**Goal:** Exclude the pictures and reproduce the remaining data exactly as written.

>>>>

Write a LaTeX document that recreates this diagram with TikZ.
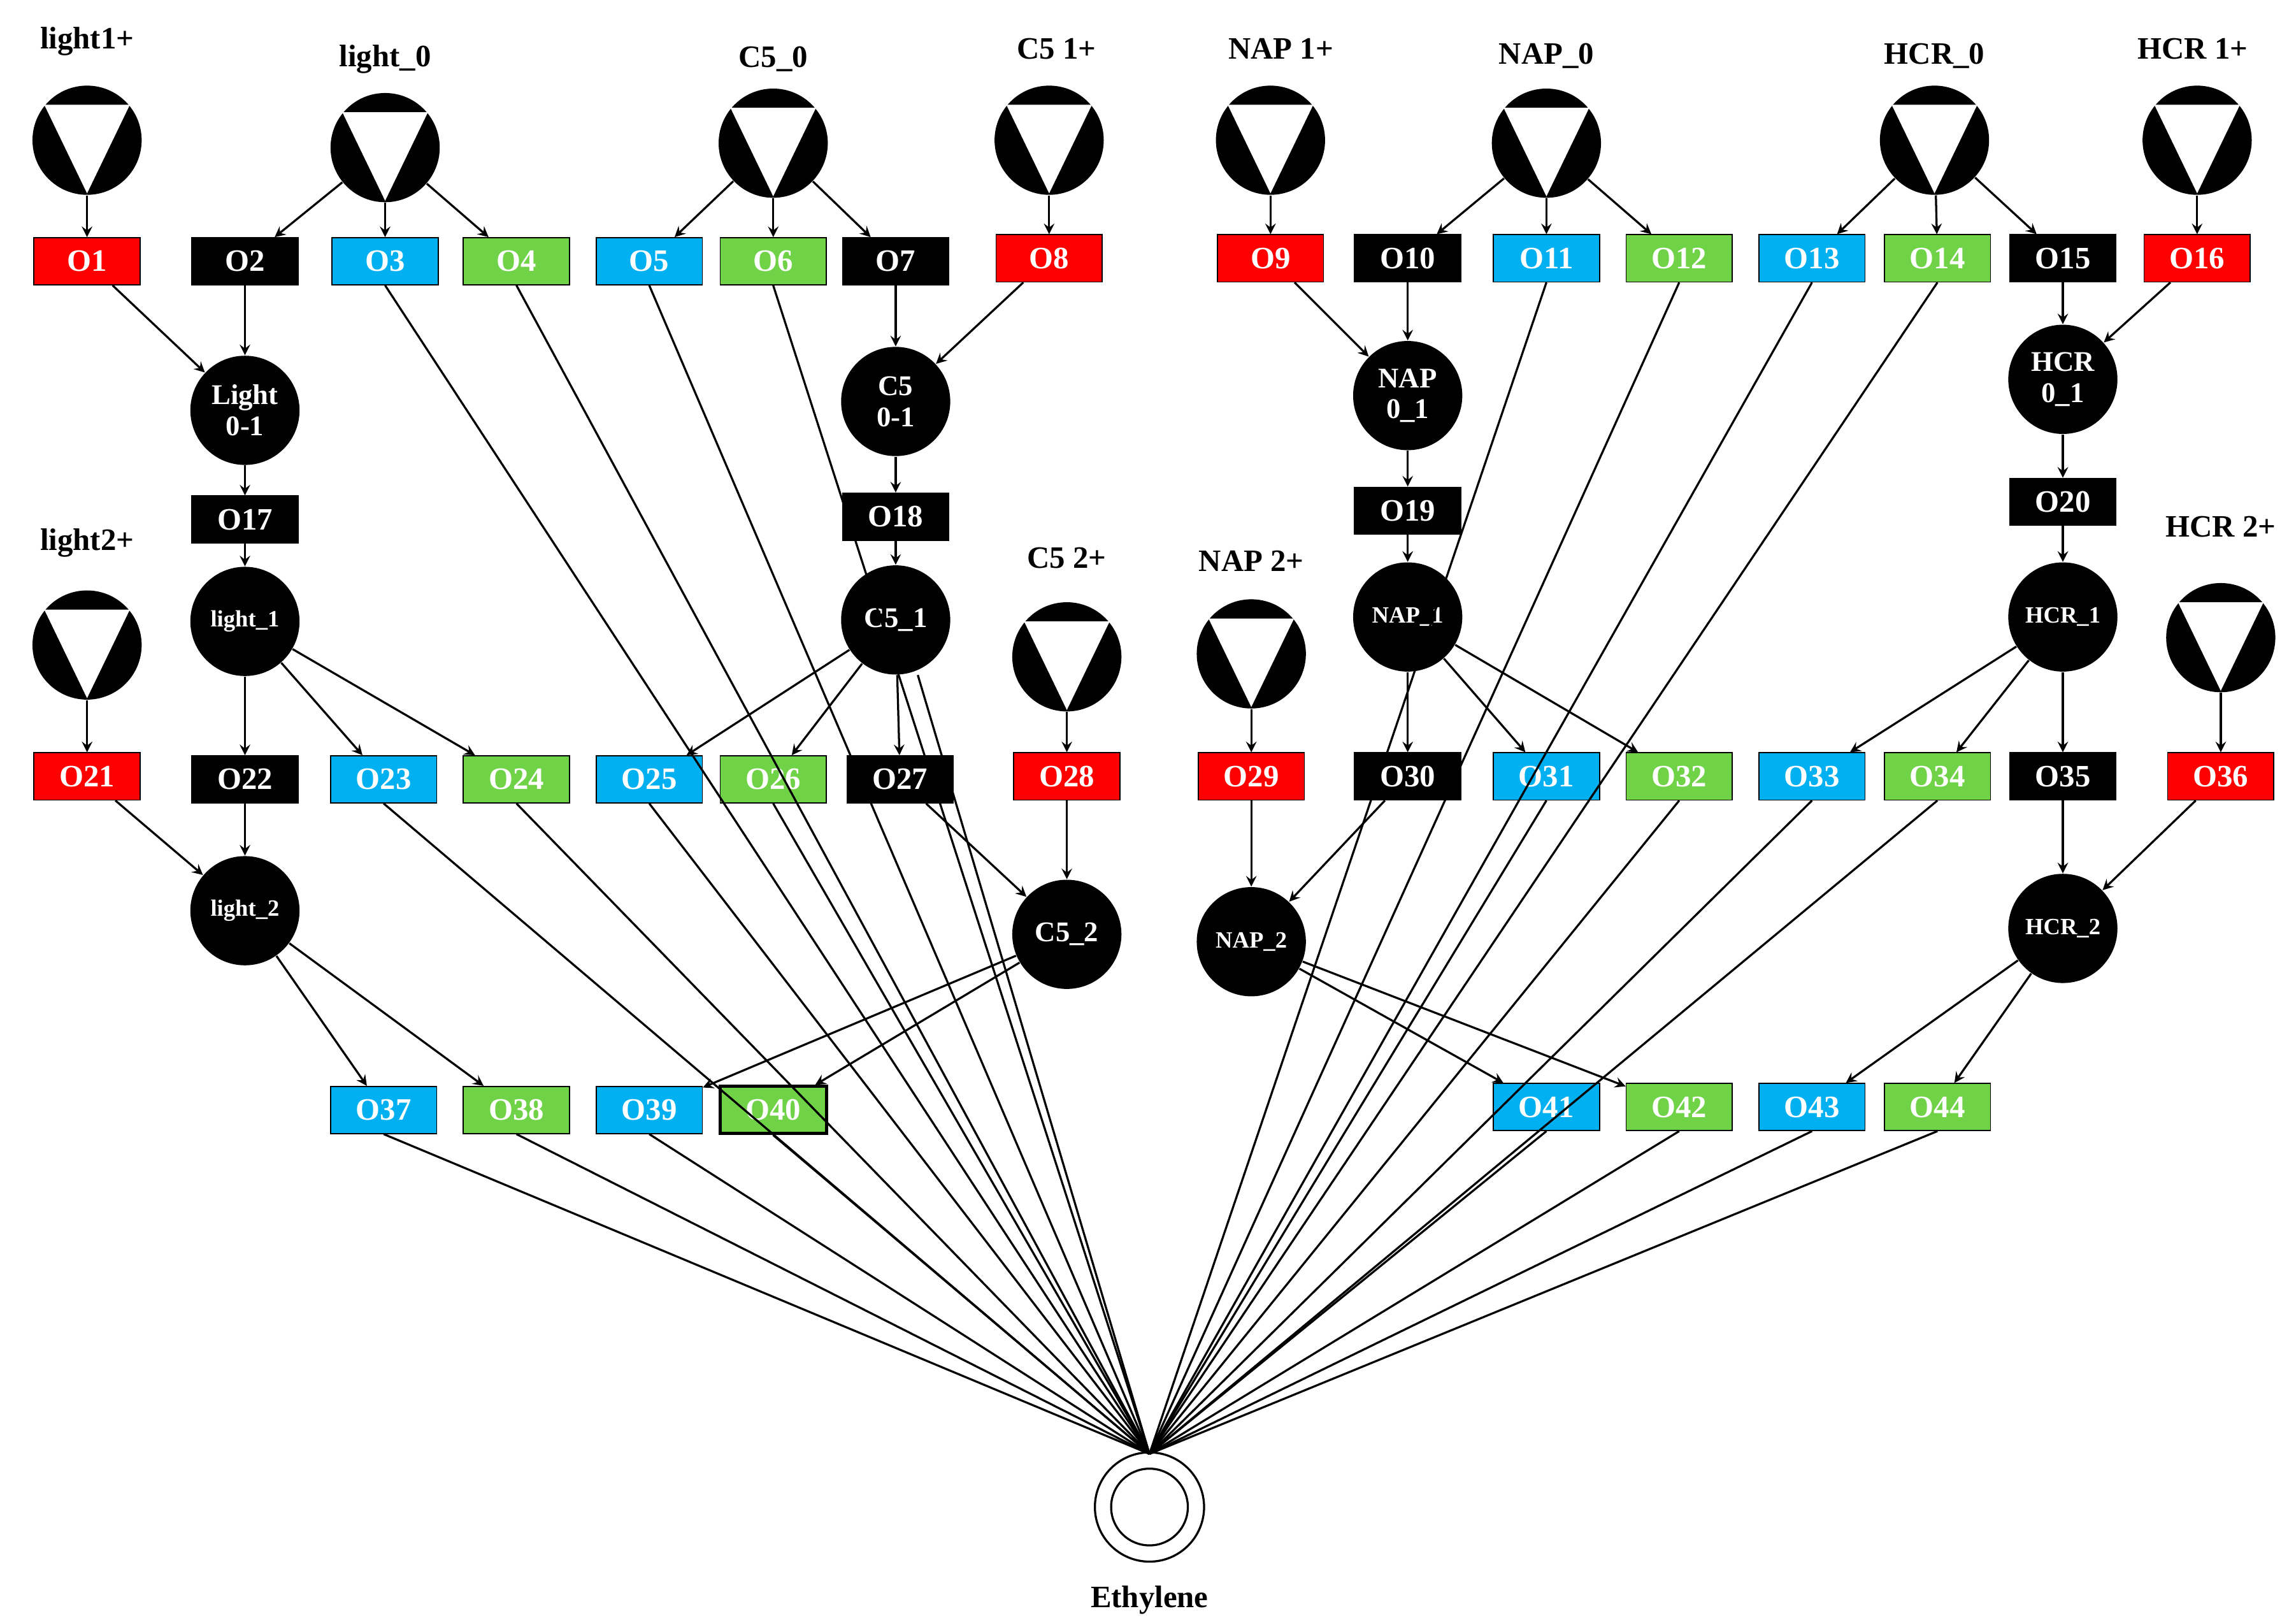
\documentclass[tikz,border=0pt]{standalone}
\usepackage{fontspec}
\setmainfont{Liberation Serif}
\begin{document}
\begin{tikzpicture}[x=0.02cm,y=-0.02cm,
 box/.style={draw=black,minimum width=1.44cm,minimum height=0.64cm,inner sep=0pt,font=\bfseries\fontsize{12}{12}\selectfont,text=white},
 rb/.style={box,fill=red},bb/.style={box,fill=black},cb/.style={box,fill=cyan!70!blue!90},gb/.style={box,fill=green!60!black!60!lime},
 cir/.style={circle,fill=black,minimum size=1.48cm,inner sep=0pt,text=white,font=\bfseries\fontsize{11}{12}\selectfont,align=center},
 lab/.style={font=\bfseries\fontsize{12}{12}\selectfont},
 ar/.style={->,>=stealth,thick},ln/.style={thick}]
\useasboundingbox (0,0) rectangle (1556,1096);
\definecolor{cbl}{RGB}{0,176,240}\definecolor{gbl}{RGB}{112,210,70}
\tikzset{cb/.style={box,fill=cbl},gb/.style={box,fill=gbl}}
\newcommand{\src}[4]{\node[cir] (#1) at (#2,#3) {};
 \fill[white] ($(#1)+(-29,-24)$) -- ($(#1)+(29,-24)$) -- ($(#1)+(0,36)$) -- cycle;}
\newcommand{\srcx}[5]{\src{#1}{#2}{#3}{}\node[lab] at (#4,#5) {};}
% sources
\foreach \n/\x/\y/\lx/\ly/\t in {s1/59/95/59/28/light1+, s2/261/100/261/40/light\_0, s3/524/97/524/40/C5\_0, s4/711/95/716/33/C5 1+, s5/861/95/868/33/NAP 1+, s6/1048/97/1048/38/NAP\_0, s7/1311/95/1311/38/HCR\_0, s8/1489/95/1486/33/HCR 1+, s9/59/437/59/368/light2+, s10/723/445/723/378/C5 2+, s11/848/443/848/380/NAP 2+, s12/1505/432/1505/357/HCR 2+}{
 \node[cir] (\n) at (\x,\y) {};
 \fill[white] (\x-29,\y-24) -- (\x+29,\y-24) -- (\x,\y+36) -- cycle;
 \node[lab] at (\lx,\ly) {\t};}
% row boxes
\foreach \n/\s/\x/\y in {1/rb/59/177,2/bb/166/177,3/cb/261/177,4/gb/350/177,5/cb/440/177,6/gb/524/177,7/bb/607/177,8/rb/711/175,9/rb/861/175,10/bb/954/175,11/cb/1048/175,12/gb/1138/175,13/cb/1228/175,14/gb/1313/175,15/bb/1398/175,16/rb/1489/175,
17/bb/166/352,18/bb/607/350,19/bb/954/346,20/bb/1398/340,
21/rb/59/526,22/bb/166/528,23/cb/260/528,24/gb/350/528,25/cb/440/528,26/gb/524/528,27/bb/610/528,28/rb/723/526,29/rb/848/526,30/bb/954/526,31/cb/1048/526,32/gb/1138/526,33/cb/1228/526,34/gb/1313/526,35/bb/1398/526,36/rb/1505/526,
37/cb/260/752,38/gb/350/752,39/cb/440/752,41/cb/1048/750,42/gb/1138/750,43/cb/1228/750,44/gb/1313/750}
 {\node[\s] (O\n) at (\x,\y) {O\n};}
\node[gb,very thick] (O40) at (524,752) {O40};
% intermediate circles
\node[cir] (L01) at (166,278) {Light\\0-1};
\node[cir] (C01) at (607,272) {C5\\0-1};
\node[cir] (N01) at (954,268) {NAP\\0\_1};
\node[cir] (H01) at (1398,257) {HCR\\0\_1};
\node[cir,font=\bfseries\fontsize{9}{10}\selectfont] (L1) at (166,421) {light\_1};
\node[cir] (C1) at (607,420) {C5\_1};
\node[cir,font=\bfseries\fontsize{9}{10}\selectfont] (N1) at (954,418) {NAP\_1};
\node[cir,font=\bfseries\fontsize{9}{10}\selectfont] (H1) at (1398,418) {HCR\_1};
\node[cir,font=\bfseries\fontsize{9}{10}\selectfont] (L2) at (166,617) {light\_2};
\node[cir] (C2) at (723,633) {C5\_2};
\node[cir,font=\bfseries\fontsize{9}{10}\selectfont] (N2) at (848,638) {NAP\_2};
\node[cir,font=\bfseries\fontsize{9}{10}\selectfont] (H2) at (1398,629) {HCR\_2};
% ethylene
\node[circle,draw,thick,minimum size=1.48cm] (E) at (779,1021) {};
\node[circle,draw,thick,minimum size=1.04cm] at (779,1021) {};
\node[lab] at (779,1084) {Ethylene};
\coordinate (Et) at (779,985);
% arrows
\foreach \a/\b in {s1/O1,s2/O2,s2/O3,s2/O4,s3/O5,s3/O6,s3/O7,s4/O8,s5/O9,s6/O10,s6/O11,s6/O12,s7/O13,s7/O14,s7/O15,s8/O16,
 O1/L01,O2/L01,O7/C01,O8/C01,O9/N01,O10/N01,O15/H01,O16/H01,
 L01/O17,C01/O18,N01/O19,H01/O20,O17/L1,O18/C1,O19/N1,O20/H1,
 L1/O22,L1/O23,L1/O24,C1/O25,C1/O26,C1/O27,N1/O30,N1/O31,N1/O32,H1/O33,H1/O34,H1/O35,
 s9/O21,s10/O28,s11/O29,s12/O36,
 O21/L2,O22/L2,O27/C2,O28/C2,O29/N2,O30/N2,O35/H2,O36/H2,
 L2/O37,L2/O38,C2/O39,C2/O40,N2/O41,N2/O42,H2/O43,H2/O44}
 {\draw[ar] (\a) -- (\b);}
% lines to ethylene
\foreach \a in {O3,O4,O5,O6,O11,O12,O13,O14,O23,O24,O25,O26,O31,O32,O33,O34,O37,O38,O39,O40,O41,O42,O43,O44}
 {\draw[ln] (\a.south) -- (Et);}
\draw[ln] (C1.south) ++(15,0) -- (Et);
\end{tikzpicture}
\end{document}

<<<<

**Solved problem:**
Write a LaTeX document that recreates this diagram with TikZ.
\documentclass[tikz,border=0pt]{standalone}
\usepackage{fontspec}
\setmainfont{Liberation Serif}
\begin{document}
\begin{tikzpicture}[x=0.02cm,y=-0.02cm,
 box/.style={draw=black,minimum width=1.44cm,minimum height=0.64cm,inner sep=0pt,font=\bfseries\fontsize{12}{12}\selectfont,text=white},
 rb/.style={box,fill=red},bb/.style={box,fill=black},cb/.style={box,fill=cyan!70!blue!90},gb/.style={box,fill=green!60!black!60!lime},
 cir/.style={circle,fill=black,minimum size=1.48cm,inner sep=0pt,text=white,font=\bfseries\fontsize{11}{12}\selectfont,align=center},
 lab/.style={font=\bfseries\fontsize{12}{12}\selectfont},
 ar/.style={->,>=stealth,thick},ln/.style={thick}]
\useasboundingbox (0,0) rectangle (1556,1096);
\definecolor{cbl}{RGB}{0,176,240}\definecolor{gbl}{RGB}{112,210,70}
\tikzset{cb/.style={box,fill=cbl},gb/.style={box,fill=gbl}}
\newcommand{\src}[4]{\node[cir] (#1) at (#2,#3) {};
 \fill[white] ($(#1)+(-29,-24)$) -- ($(#1)+(29,-24)$) -- ($(#1)+(0,36)$) -- cycle;}
\newcommand{\srcx}[5]{\src{#1}{#2}{#3}{}\node[lab] at (#4,#5) {};}
% sources
\foreach \n/\x/\y/\lx/\ly/\t in {s1/59/95/59/28/light1+, s2/261/100/261/40/light\_0, s3/524/97/524/40/C5\_0, s4/711/95/716/33/C5 1+, s5/861/95/868/33/NAP 1+, s6/1048/97/1048/38/NAP\_0, s7/1311/95/1311/38/HCR\_0, s8/1489/95/1486/33/HCR 1+, s9/59/437/59/368/light2+, s10/723/445/723/378/C5 2+, s11/848/443/848/380/NAP 2+, s12/1505/432/1505/357/HCR 2+}{
 \node[cir] (\n) at (\x,\y) {};
 \fill[white] (\x-29,\y-24) -- (\x+29,\y-24) -- (\x,\y+36) -- cycle;
 \node[lab] at (\lx,\ly) {\t};}
% row boxes
\foreach \n/\s/\x/\y in {1/rb/59/177,2/bb/166/177,3/cb/261/177,4/gb/350/177,5/cb/440/177,6/gb/524/177,7/bb/607/177,8/rb/711/175,9/rb/861/175,10/bb/954/175,11/cb/1048/175,12/gb/1138/175,13/cb/1228/175,14/gb/1313/175,15/bb/1398/175,16/rb/1489/175,
17/bb/166/352,18/bb/607/350,19/bb/954/346,20/bb/1398/340,
21/rb/59/526,22/bb/166/528,23/cb/260/528,24/gb/350/528,25/cb/440/528,26/gb/524/528,27/bb/610/528,28/rb/723/526,29/rb/848/526,30/bb/954/526,31/cb/1048/526,32/gb/1138/526,33/cb/1228/526,34/gb/1313/526,35/bb/1398/526,36/rb/1505/526,
37/cb/260/752,38/gb/350/752,39/cb/440/752,41/cb/1048/750,42/gb/1138/750,43/cb/1228/750,44/gb/1313/750}
 {\node[\s] (O\n) at (\x,\y) {O\n};}
\node[gb,very thick] (O40) at (524,752) {O40};
% intermediate circles
\node[cir] (L01) at (166,278) {Light\\0-1};
\node[cir] (C01) at (607,272) {C5\\0-1};
\node[cir] (N01) at (954,268) {NAP\\0\_1};
\node[cir] (H01) at (1398,257) {HCR\\0\_1};
\node[cir,font=\bfseries\fontsize{9}{10}\selectfont] (L1) at (166,421) {light\_1};
\node[cir] (C1) at (607,420) {C5\_1};
\node[cir,font=\bfseries\fontsize{9}{10}\selectfont] (N1) at (954,418) {NAP\_1};
\node[cir,font=\bfseries\fontsize{9}{10}\selectfont] (H1) at (1398,418) {HCR\_1};
\node[cir,font=\bfseries\fontsize{9}{10}\selectfont] (L2) at (166,617) {light\_2};
\node[cir] (C2) at (723,633) {C5\_2};
\node[cir,font=\bfseries\fontsize{9}{10}\selectfont] (N2) at (848,638) {NAP\_2};
\node[cir,font=\bfseries\fontsize{9}{10}\selectfont] (H2) at (1398,629) {HCR\_2};
% ethylene
\node[circle,draw,thick,minimum size=1.48cm] (E) at (779,1021) {};
\node[circle,draw,thick,minimum size=1.04cm] at (779,1021) {};
\node[lab] at (779,1084) {Ethylene};
\coordinate (Et) at (779,985);
% arrows
\foreach \a/\b in {s1/O1,s2/O2,s2/O3,s2/O4,s3/O5,s3/O6,s3/O7,s4/O8,s5/O9,s6/O10,s6/O11,s6/O12,s7/O13,s7/O14,s7/O15,s8/O16,
 O1/L01,O2/L01,O7/C01,O8/C01,O9/N01,O10/N01,O15/H01,O16/H01,
 L01/O17,C01/O18,N01/O19,H01/O20,O17/L1,O18/C1,O19/N1,O20/H1,
 L1/O22,L1/O23,L1/O24,C1/O25,C1/O26,C1/O27,N1/O30,N1/O31,N1/O32,H1/O33,H1/O34,H1/O35,
 s9/O21,s10/O28,s11/O29,s12/O36,
 O21/L2,O22/L2,O27/C2,O28/C2,O29/N2,O30/N2,O35/H2,O36/H2,
 L2/O37,L2/O38,C2/O39,C2/O40,N2/O41,N2/O42,H2/O43,H2/O44}
 {\draw[ar] (\a) -- (\b);}
% lines to ethylene
\foreach \a in {O3,O4,O5,O6,O11,O12,O13,O14,O23,O24,O25,O26,O31,O32,O33,O34,O37,O38,O39,O40,O41,O42,O43,O44}
 {\draw[ln] (\a.south) -- (Et);}
\draw[ln] (C1.south) ++(15,0) -- (Et);
\end{tikzpicture}
\end{document}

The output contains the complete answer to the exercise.